Lower Prices for Electric Power in Texas

Michael Giberson

Are your electric power rates falling?  Are they below what they were two years ago?

They might  be if you live in parts of West Texas.  The Abilene Reporter-News reports:

Electric rates available to West Texans are less expensive, on average, than they were two years ago.

In addition, residential rates offered in Abilene and San Angelo are among the lowest in the deregulated parts of Texas — in contrast to two years ago when West Central Texans were paying some of the highest rates in the state….

In April 2007 the average monthly cost of electric plans available to residents in Abilene and San Angelo was about $139 for customers who used 1,000 kilowatt hours of power per month.

The average price of plans currently available on www.powertochoose.org, the state’s clearinghouse of electric prices, is about $120 a month. That’s a 13 percent decrease over two years.

The article notes that while the numbers are suggestive of deals available to consumers, they don’t necessarily represent exactly what all consumers are paying now.  For example, consumers may be on one- or two-year fixed price contracts that have yet to reach term, and could be paying higher rates than now offered to new customers (on the other hand, such consumers may have avoided the high prices facing new customers last summer).

Lower natural gas prices are part of the reason prices are lower in West Texas, but wind capacity and transmission grid limits also play a role:

Abilene and San Angelo are uniquely positioned because the wind energy that is produced in the region has a hard time moving to more densely populated parts of the state. So the glut of wind power produced here has helped push the wholesale price of electricity down — which in turn pulls down residential retail rates in the area. Wholesale prices are unique to each of four regions in the ERCOT grid.

Generators “have to curtail the wind generation at times when more is blowing than can be transported out of that region,” said [Potomac Economics VP Dan] Jones, who monitors the wholesale electric market in Texas. “When they do that, the prices become very low.”

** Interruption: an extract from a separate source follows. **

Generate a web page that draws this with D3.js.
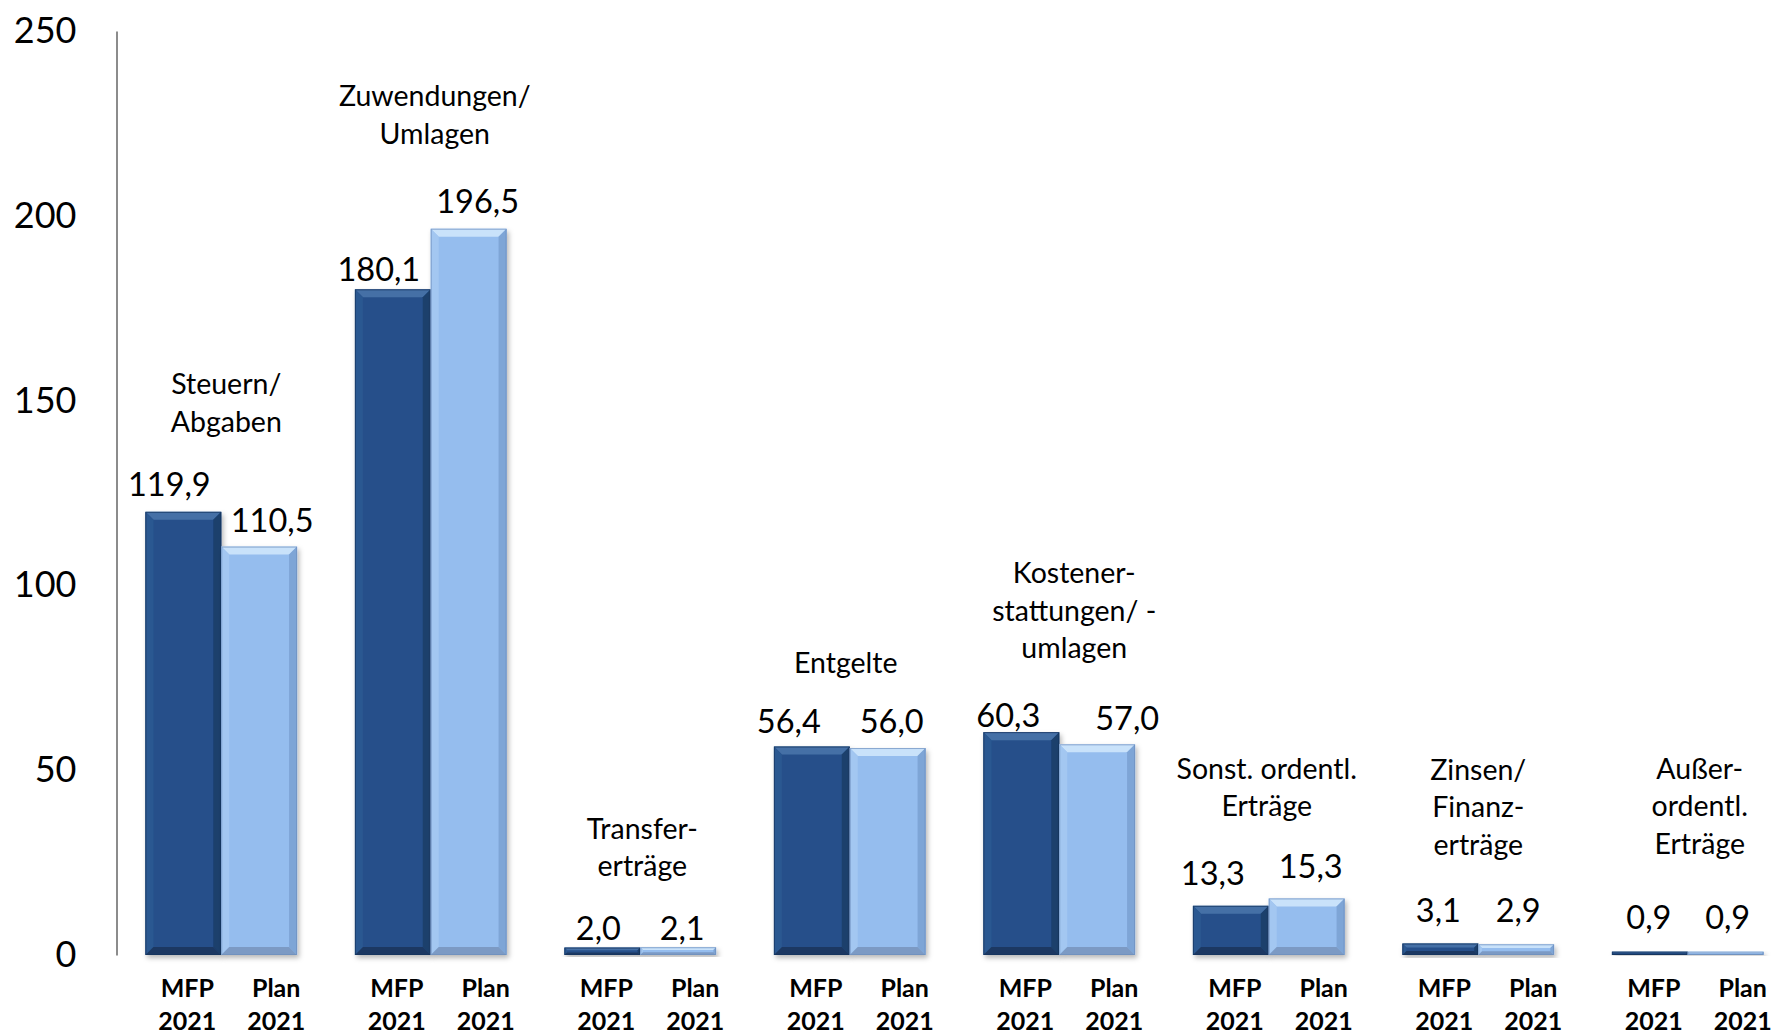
<!DOCTYPE html>
<html>
<head>
<meta charset="utf-8">
<script src="https://cdn.jsdelivr.net/npm/d3@7"></script>
<style>
  html, body { margin: 0; padding: 0; background: #ffffff; }
  svg { display: block; }
  text { font-family: Lato, "Open Sans", sans-serif; fill: #000; }
</style>
</head>
<body>
<svg id="chart" width="1774" height="1035"></svg>
<script>
// ---------------- data ----------------
const categories = [
  "Steuern/\nAbgaben",
  "Zuwendungen/\nUmlagen",
  "Transfer-\nerträge",
  "Entgelte",
  "Kostener-\nstattungen/ -\numlagen",
  "Sonst. ordentl.\nErträge",
  "Zinsen/\nFinanz-\nerträge",
  "Außer-\nordentl.\nErträge"
];
const seriesNames = ["MFP 2021", "Plan 2021"];
const mfp2021  = [119.9, 180.1, 2.0, 56.4, 60.3, 13.3, 3.1, 0.9];
const plan2021 = [110.5, 196.5, 2.1, 56.0, 57.0, 15.3, 2.9, 0.9];
const yTicks = [0, 50, 100, 150, 200, 250];

// ---------------- layout tweaks (label nudges, px) ----------------
const valueDx = [[-14, 13], [-14, 9], [-4, 4], [-23, 4], [-13, 30], [-18, 4], [-2, 2], [-1, 2]];
const valueDy = [[28, 27], [21, 28], [20, 20], [26, 28], [18, 27], [33, 33], [34, 35], [35, 35]];
const catDx   = [5, 4, 2, -4, 15, -2, 0, 12];
const catGap  = [91, 96, 82, 85, 85, 93, 100, 109];

// ---------------- scales ----------------
const svg = d3.select("#chart");
const x0 = d3.scaleBand().domain(d3.range(categories.length))
  .range([116.5, 116.5 + 8 * 209.5]).paddingInner(0.276).paddingOuter(0.138);
const x1 = d3.scaleBand().domain(d3.range(seriesNames.length)).range([0, x0.bandwidth()]).padding(0);
const y = d3.scaleLinear().domain([0, 250]).range([955, 31]);

const fmt = d3.formatLocale({decimal: ",", thousands: ".", grouping: [3], currency: ["", "€"]}).format(".1f");

const palette = [
  {base: "#26508a", top: "#4470a6", left: "#2c5891", right: "#1d3f6c", bottom: "#1a3962", stroke: "#17355c"},
  {base: "#95bdee", top: "#c9e2fa", left: "#a3c7f1", right: "#7ea5d6", bottom: "#7b9ac4", stroke: "#6e8fbd"}
];

// ---------------- defs ----------------
const defs = svg.append("defs");
const f = defs.append("filter").attr("id", "shadow").attr("x", "-10%").attr("y", "-10%").attr("width", "130%").attr("height", "130%");
f.append("feDropShadow").attr("dx", 2).attr("dy", 3).attr("stdDeviation", 2.5)
  .attr("flood-color", "#000").attr("flood-opacity", 0.28);

// ---------------- y axis ----------------
const yAxis = svg.append("g").attr("transform", `translate(${x0.range()[0]},0)`)
  .call(d3.axisLeft(y).tickValues(yTicks).tickSize(0).tickPadding(40).tickFormat(d3.format("d")));
yAxis.select(".domain").attr("stroke", "#8c8c8c").attr("stroke-width", 2);
yAxis.selectAll(".tick text").style("font-family", "Lato, sans-serif").style("font-size", "36px").attr("fill", "#000");

// ---------------- bars ----------------
function bevelBar(g, xa, xb, yt, yb, c) {
  const h = yb - yt, w = xb - xa;
  const b = Math.max(0.5, Math.min(8, h * 0.35, w * 0.2));
  const bar = g.append("g").attr("filter", "url(#shadow)");
  bar.append("rect").attr("x", xa).attr("y", yt).attr("width", w).attr("height", h).attr("fill", c.base);
  const poly = (pts, fill) => bar.append("polygon").attr("points", pts.map(p => p.join(",")).join(" ")).attr("fill", fill);
  poly([[xa, yt], [xb, yt], [xb - b, yt + b], [xa + b, yt + b]], c.top);
  poly([[xa, yt], [xa + b, yt + b], [xa + b, yb - b], [xa, yb]], c.left);
  poly([[xb, yt], [xb, yb], [xb - b, yb - b], [xb - b, yt + b]], c.right);
  poly([[xa, yb], [xa + b, yb - b], [xb - b, yb - b], [xb, yb]], c.bottom);
  bar.append("rect").attr("x", xa + 0.5).attr("y", yt + 0.5).attr("width", Math.max(0, w - 1)).attr("height", Math.max(0, h - 1))
    .attr("fill", "none").attr("stroke", c.stroke).attr("stroke-width", 1).attr("stroke-opacity", 0.7);
}

const valuesBySeries = [mfp2021, plan2021];
const gBars = svg.append("g");
categories.forEach((cat, i) => {
  const gx = x0(i);
  valuesBySeries.forEach((vals, s) => {
    const v = vals[i];
    const xa = gx + x1(s), xb = xa + x1.bandwidth();
    bevelBar(gBars, xa, xb, y(v), y(0), palette[s]);
  });
});

// ---------------- value labels ----------------
const gVal = svg.append("g");
categories.forEach((cat, i) => {
  valuesBySeries.forEach((vals, s) => {
    const v = vals[i];
    const cx = x0(i) + x1(s) + x1.bandwidth() / 2 + valueDx[i][s];
    gVal.append("text").attr("x", cx).attr("y", y(v) - valueDy[i][s])
      .attr("text-anchor", "middle").attr("dominant-baseline", "central")
      .style("font-size", "32.5px").text(fmt(v));
  });
});

// ---------------- category labels ----------------
const gCat = svg.append("g");
const lineH = 37.5;
categories.forEach((cat, i) => {
  const lines = cat.split("\n");
  const top = d3.min([y(mfp2021[i]), y(plan2021[i])]);
  const lastY = top - catGap[i];
  const cx = x0(i) + x0.bandwidth() / 2 + catDx[i];
  const t = gCat.append("text").attr("text-anchor", "middle").style("font-size", "28.5px");
  lines.forEach((ln, k) => {
    t.append("tspan").attr("x", cx).attr("y", lastY - (lines.length - 1 - k) * lineH)
      .attr("dominant-baseline", "central").text(ln);
  });
});

// ---------------- x labels ----------------
const gX = svg.append("g");
const xLabelDx = [4, 17];
categories.forEach((cat, i) => {
  seriesNames.forEach((name, s) => {
    const parts = name.split(" ");
    const cx = Math.min(x0(i) + x1(s) + x1.bandwidth() / 2 + xLabelDx[s], 1743);
    const t = gX.append("text").attr("text-anchor", "middle").style("font-size", "25px").style("font-weight", "bold");
    parts.forEach((p, k) => {
      t.append("tspan").attr("x", cx).attr("y", 987 + k * 33).attr("dominant-baseline", "central").text(p);
    });
  });
});
</script>
</body>
</html>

But the lower prices may only last for the next few years — until the state can follow through with a plan to beef up its electric transmission system.

Once the transmission build out is completed – estimated to be in the 2014/2015 time frame – wind power will be much less likely to be shut in by grid congestion, so prices will be equalized across the state more of the time.  Still, the large and growing number of wind turbines in the region should help the region remain a low cost power area.

My local utility – I may have mentioned before that I live in the non-ERCOT portion of West Texas – took out a large ad in yesterday’s Lubbock Avalance-Journal to remind ratepayers that our rates are going down.  The local regulated privately-owned electric utility (Xcel) got approval for various rate changes including an immediate reduction in rates due to lower fuel costs, and the local municipal electric utility (LP&L) has matched the rate reduction to stay competitive (because they know what will happen to the customer base if they don’t).

(HT to Michael Grable, ERCOT general counsel, who mentioned the Abilene newspaper story at today’s FERC technical conference on integrating renewable power to the transmission grid.  BTW, a webcast of the event will be available online soon and remain available for about 3 months.)